The Cathar survivors then fled to Livonia in northeastern Europe and took
refuge in a city called Jersika (=Jerusalem), which kingdom was destroyed by
the Catholic bishop Albert in 1209. The town of Madliena (a colloquialism for
Magdalena) claims that the original church there was built around the bones of a
young woman. That woman may have been Magdalena.
18 A CROSS
THAT LOOKS LIKE A ‘Y’
When
the priests in the Holy city of Jerusalem (today known as Constantinople) felt
strong enough to unseat the king of the wood, they cut and cleared around the
city yet another swath of trees. This left their canons a clear field of fire
(no more was there a need to build Jerusalem on a mountain top).
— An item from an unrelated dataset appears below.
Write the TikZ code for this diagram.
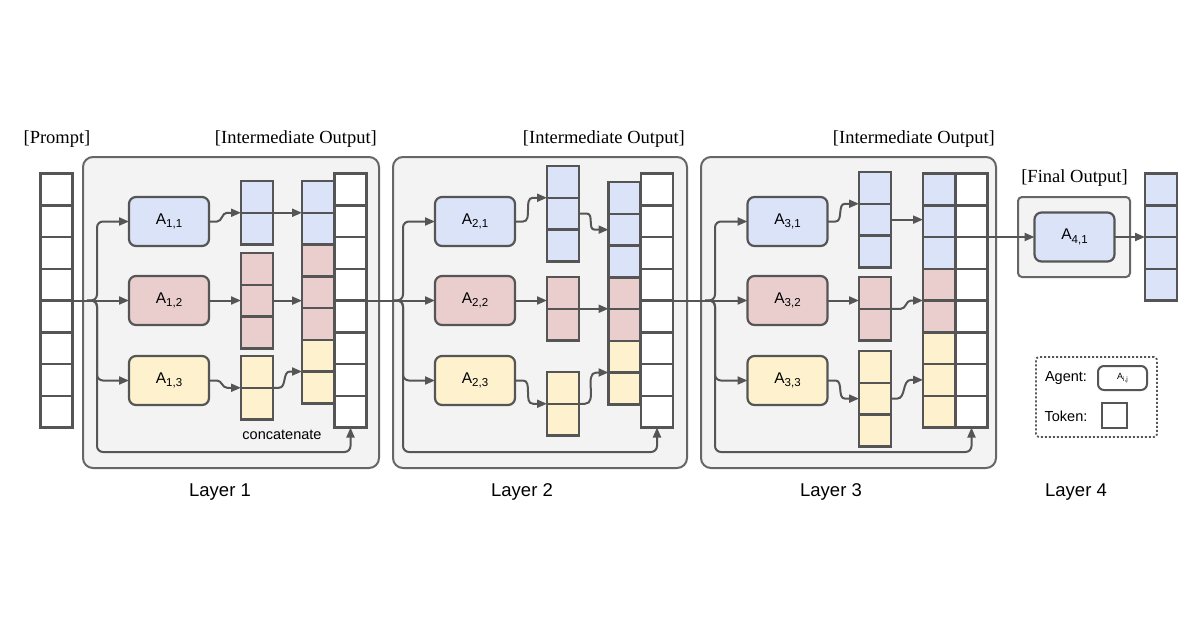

The enfilade of
cannon balls replaced general Sisyphus and his backward rolling stones.
Left
with but an oasis of palm trees, King and Saint Cain plotted ways of how to
recapture his city.
1. He could either have
the remainder of his woodsmen allies advance on the city behind a camouflage of
branches of palm fronds; or
2. He could try enter
the city riding a donkey and camouflaged as a merchant of betel leaves.
Cain
decided to try both options.
Unfortunately,
the priests of the city were not fooled when they saw the forest advance toward
the walls of Jerusalem. General Macbeth had himself a laugh when what should
have been chips of wood, when struck by links of chain fired from cannons,
turned flesh into shreds.
Neither
were the priests of Jerusalem fooled when the Holy man came peddling what they
called ‘a narcotic’. When the woodsmen (infiltrated into the city well before
the arrival of King Jesus) could not still their joy when seeing their master
they broke discipline and began to throw palm fronds in the path of Jesus’s donkey,
one of them, Judas, went to Herod (the name is a play on the name of Elohim) and told what was up.
The
Jod (executive governor) of the city immediately closed the city’s gates and issued
an order that whoever participated in the insurrection would be killed along
with his entire family. King Cain was arrested and sentenced to be hung from
Odin’s cross (for other details see Ch 21).
The
cross of Odin is constructed to look like a Y, which form derives from a Scandinavian rune, the Algiz. Like the
water board—a bench—the Algiz was an instrument of torture designed to
humiliate and spoil a man’s death (the breach) by forcing him to beg for his
life.
If
the water board forced a man to drown whenever he inhaled (the towel placed
over his face was so saturated with water that instead of inhaling air, he was
forced to breathe in water), the cross of Odin forced a man to beg by even more
perverse means:
When
hung to the cross, the man was forced to hold himself upright by loops that
were placed at the top of each arm of the Y split. A noose was then placed
around the man’s neck and a heavy stone was tied to his feet. When the man’s
hands and arms tired from holding him up, he either had to beg and confess to
whatever he was told to cofess, or he would have to release his grip. He would
then fall and hang himself.
When
Jesus was hung on the Y, the men who had raised him, knelt before him and mocked
him, saying, “Hail, King of the Ludds!.... If you are the Son of God, come down
from the cross.” (Matthew 27:30-44; the word ‘Jews’ has been replaced by the author
with ‘Ludds’; see Ch 8 for more detail on the origin of the word.)
Jesus
answered them, "Destroy this temple, and I will raise it again in three
days." (John 2:19)
“Three
days” has become a thousand years, and the temple (conscious Being incarnate in
flesh) has not yet been restored. To which one may reply with a question: But
what is a thousand years in a universe that knows no time? Is it, too, but the
world of letters and a rabbit thrown into the face of the moon?